I'm taking a look at how to properly escape data that comes from the outside world before it gets used either for application control, storage, logic.. that kind of thing.

Obviously, with the magic quotes directive being deprecated shortly in php 5.3.0+, and removed in php6, this becomes more pressing, for anyone looking to upgrade and get into the new language features, while maintaining legacy code (don't we love it..).

However, one thing that I haven't seen is much discussion about theory/best practice with what to do once you have protected your data - for example, to store with or without slashes? I personally think keeping escaped data in the DB is a bad move, but want to hear discussion and read some case studies preferably..

Some links from the PHP manual just for reference:

PHP Manual - mysql_real_escape_string

PHP Manual - htmlspecialchars

etc etc.

Any tips?

5
the fact you said "for example, to store with or without slashes" leads me to believe you may have a flawed concept of proper escaping. if you're doing escaping correctly, then strings being sent to the database that need slashes will have them, but will not actually be stored in the database. if you see slashes in the database, then the data was improperly escaped.longneck
Explain more please longneck - will mysql remove escapes before inserting? Is there a page about this? But you're dead right - I think I overlooked this at some point in the past, and now trying to catch up.dmp
mysql_real_escape_string will not escape slashes, etc. It makes a string safe for an SQL query.William
If you're looking to check to see if the server has magic quotes on, and if so remove slashes you need to look at the get_magic_quotes_gpc() and stripslashes() functions.William

5 Answers

6
votes

Take a look at prepared statements. I know in mysql this works very well and is a secure form of getting data in to your databse. It has a few performance benefits too.

http://dev.mysql.com/tech-resources/articles/4.1/prepared-statements.html

I have some more resources if you are interested.

Hope this is what you are looking for, tc.

Edit:

One thing i can add is using filters in combination with prepared statements. For example to check if the value is a sting you use FILTER_SANITIZE_STRING, or for the email you use FILTER_SANITIZE_EMAIL.

This saves some amount of code and works very well. You can always check the data using your own methods afterwards, but there are a lot of filters you can use.

2
votes
  • Use correct method of escaping data when running queries: mysql_real_escape_string, prepared queries, etc...

  • Store data in database unaltered

  • Use correct method of escaping data on output: htmlspecialchars, etc..

2
votes

For database work, check parameterized queries and prepared statements. PDO and mysqli are good for that.

Htmlspecialchars is the right tool to display some text in html documents.

And, as you mentionned php 5.3, you have access to the filter functions which are a must-use when handling user data.

1
votes

For database inserts the solution is to use bind variables.

In general, any time you find yourself escaping anything (argument to a shell command, db command piece, user-supplied html, etc.), it indicates that you're not using the right function call (e.g., using system when you could use a multi-arg form of exec), or that your framework is deficient. The standard approach to working in a deficient framework is to enhance it so that you can return to not thinking about quoting.

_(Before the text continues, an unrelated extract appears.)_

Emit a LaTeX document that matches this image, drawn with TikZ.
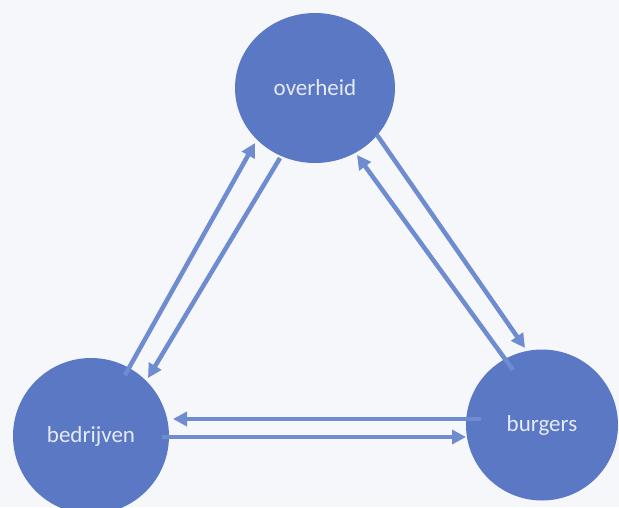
\documentclass[tikz,border=0pt]{standalone}
\usepackage{fontspec}
\setmainfont{Carlito}
\usetikzlibrary{arrows.meta,shapes.geometric}
\definecolor{bgc}{HTML}{F5F7FB}
\definecolor{nodec}{HTML}{5A78C4}
\definecolor{arrc}{HTML}{6F8CD0}
\definecolor{txtc}{HTML}{E6EAF4}
\tikzset{
  actor/.style={ellipse, fill=nodec, draw=none, text=txtc, font=\fontsize{23}{26}\selectfont, inner sep=0pt},
  flow/.style={draw=arrc, line width=4.5pt, -{Triangle[length=14pt,width=14pt]}}
}
\begin{document}
\begin{tikzpicture}[x=1pt,y=-1pt]
\fill[bgc] (0,0) rectangle (619,507);
\useasboundingbox (0,0) rectangle (619,507);
\begin{scope}
\clip (0,0) rectangle (619,507);
\node[actor, minimum width=160pt, minimum height=150pt] (ovh) at (315,88) {overheid};
\node[actor, minimum width=156pt, minimum height=156pt] (bed) at (91,436) {bedrijven};
\node[actor, minimum width=152pt, minimum height=151pt] (bur) at (542,425) {burgers};
\end{scope}
\coordinate (a1s) at (125,375); \coordinate (a1e) at (255,143);
\coordinate (a2s) at (280,158); \coordinate (a2e) at (148,378);
\coordinate (a3s) at (377,135); \coordinate (a3e) at (525,348);
\coordinate (a4s) at (513,370); \coordinate (a4e) at (357,155);
\coordinate (a5s) at (481,419); \coordinate (a5e) at (173,419);
\coordinate (a6s) at (162,437); \coordinate (a6e) at (466,437);
\draw[flow] (a1s) -- (a1e);
\draw[flow] (a2s) -- (a2e);
\draw[flow] (a3s) -- (a3e);
\draw[flow] (a4s) -- (a4e);
\draw[flow] (a5s) -- (a5e);
\draw[flow] (a6s) -- (a6e);
\end{tikzpicture}
\end{document}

Thinking about levels of escaping and levels of quoting can be fun, but if you really enjoy that go play with Tcl in your spare time. For real work, you shouldn't be thinking about quoting unless you're designing a library for other people to use, in which case you should quote properly and let your users avoid thinking about quoting. (And you should document very carefully exactly what kind of quoting you do and don't do)

0
votes

It's simple. ALL incoming data should be ran through mysql_real_escape_string() before inserting it into the database. If you know something needs to be an integer for example, set it to an integer before inserting it, etc. Remember this is just to stop SQL injection. XSS and data validation are different.

If you want something to be an email, you obviously need to validate that before you insert it into the database.

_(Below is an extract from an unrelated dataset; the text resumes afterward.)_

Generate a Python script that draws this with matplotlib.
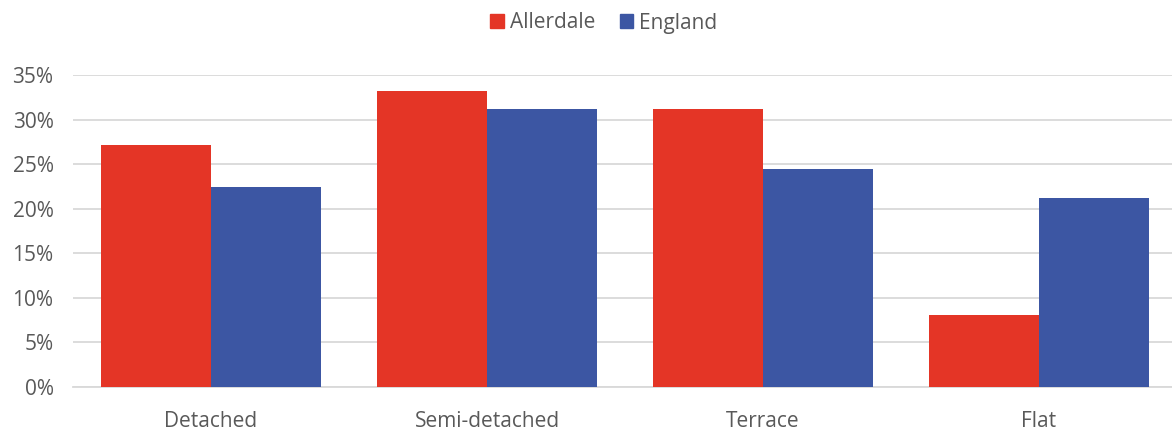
import matplotlib
matplotlib.use("Agg")
import matplotlib.pyplot as plt
import numpy as np
from matplotlib.ticker import FuncFormatter
from matplotlib.patches import Patch

categories = ["Detached", "Semi-detached", "Terrace", "Flat"]
allerdale = [27.1, 33.2, 31.2, 8.1]
england = [22.4, 31.2, 24.5, 21.2]
series_names = ["Allerdale", "England"]
yticks = [0, 5, 10, 15, 20, 25, 30, 35]

red = "#E43526"
blue = "#3C56A3"
txt = "#595959"
grid = "#D9D9D9"

plt.rcParams['font.family'] = ['Open Sans', 'DejaVu Sans']

fig = plt.figure(figsize=(11.72, 4.32), dpi=100)
ax = fig.add_axes([73/1172, 1 - 387/432, (1177 - 73)/1172, (387 - 75)/432])

x = np.arange(len(categories))
w = 0.4
ax.bar(x - w/2, allerdale, w, color=red, zorder=3, label=series_names[0])
ax.bar(x + w/2, england, w, color=blue, zorder=3, label=series_names[1])

ax.set_xlim(-0.5, len(categories) - 0.5)
ax.set_ylim(0, 35)
ax.set_yticks(yticks)
ax.yaxis.set_major_formatter(FuncFormatter(lambda v, p: f"{int(v)}%"))
ax.set_xticks(x)
ax.set_xticklabels(categories)
ax.grid(axis='y', color=grid, linewidth=1.3, zorder=0)
for s in ["top", "right", "left"]:
    ax.spines[s].set_visible(False)
ax.spines["bottom"].set_color(grid)
ax.spines["bottom"].set_linewidth(1.3)
ax.tick_params(axis='both', length=0, labelsize=15, colors=txt)
ax.tick_params(axis='y', pad=14)
ax.tick_params(axis='x', pad=17)

handles = [Patch(color=red), Patch(color=blue)]
fig.legend(handles, series_names, loc='center', bbox_to_anchor=(604/1172, 1 - 23/432),
           ncol=2, frameon=False, fontsize=15, labelcolor=txt,
           handlelength=0.65, handleheight=0.65, handletextpad=0.3, columnspacing=1.15)

fig.savefig("out.png", dpi=100)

htmlentities() sanitizes data, meaning it modify the data. I think you should always store raw data in the database and when you grab that data, choose how you want to sanitize it then.

I like to use the following function as a "wrapper" for the mysql_real_escape_string() function.

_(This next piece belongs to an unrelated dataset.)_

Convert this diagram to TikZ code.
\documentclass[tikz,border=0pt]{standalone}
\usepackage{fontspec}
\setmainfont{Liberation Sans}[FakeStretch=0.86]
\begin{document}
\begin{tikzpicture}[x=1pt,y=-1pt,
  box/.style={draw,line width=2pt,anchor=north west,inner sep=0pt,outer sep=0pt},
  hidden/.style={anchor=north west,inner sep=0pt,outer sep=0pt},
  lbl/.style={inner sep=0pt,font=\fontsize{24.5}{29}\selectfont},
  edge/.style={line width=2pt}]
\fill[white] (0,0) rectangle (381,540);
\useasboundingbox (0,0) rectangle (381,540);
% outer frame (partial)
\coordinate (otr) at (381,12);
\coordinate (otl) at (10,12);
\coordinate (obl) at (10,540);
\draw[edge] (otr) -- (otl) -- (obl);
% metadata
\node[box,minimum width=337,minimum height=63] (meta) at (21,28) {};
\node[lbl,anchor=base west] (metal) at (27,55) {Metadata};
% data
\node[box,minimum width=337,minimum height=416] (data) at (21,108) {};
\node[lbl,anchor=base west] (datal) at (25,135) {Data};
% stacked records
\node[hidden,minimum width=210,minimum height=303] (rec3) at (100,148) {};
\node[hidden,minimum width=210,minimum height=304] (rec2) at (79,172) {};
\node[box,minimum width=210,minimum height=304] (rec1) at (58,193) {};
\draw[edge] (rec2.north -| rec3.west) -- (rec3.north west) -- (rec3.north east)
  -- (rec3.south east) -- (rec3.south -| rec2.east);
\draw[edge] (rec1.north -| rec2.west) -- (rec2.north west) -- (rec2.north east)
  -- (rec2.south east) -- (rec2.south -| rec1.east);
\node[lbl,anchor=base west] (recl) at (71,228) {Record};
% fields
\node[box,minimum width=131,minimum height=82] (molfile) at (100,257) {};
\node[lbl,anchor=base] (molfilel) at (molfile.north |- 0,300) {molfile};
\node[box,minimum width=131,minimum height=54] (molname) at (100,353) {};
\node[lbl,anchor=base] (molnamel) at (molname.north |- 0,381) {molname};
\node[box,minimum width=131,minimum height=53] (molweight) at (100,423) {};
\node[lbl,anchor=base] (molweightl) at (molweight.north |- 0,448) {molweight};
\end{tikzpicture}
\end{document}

function someFunction( $value )
{
    if ( is_int( $value ) || is_float( $value ) ) {
        return $value;
    }
    return "'" . mysql_real_escape_string( (string) $value ) . "'";
}

If the value is a float or an integer, then there is no point in running mysql_real_escape_string(). The reason I cast the value to a string before passing it to mysql_real_escape_string(), is because sometimes the value might not be a string.

An example of the value not being a string:

http://localhost/test.php?hello[]=test

Inside test.php, you run mysql_real_escape_string() on $_GET['hello'] expecting hello to be a string. Well since the person set the value to an array, it will actually cause a notice since hello is not a string.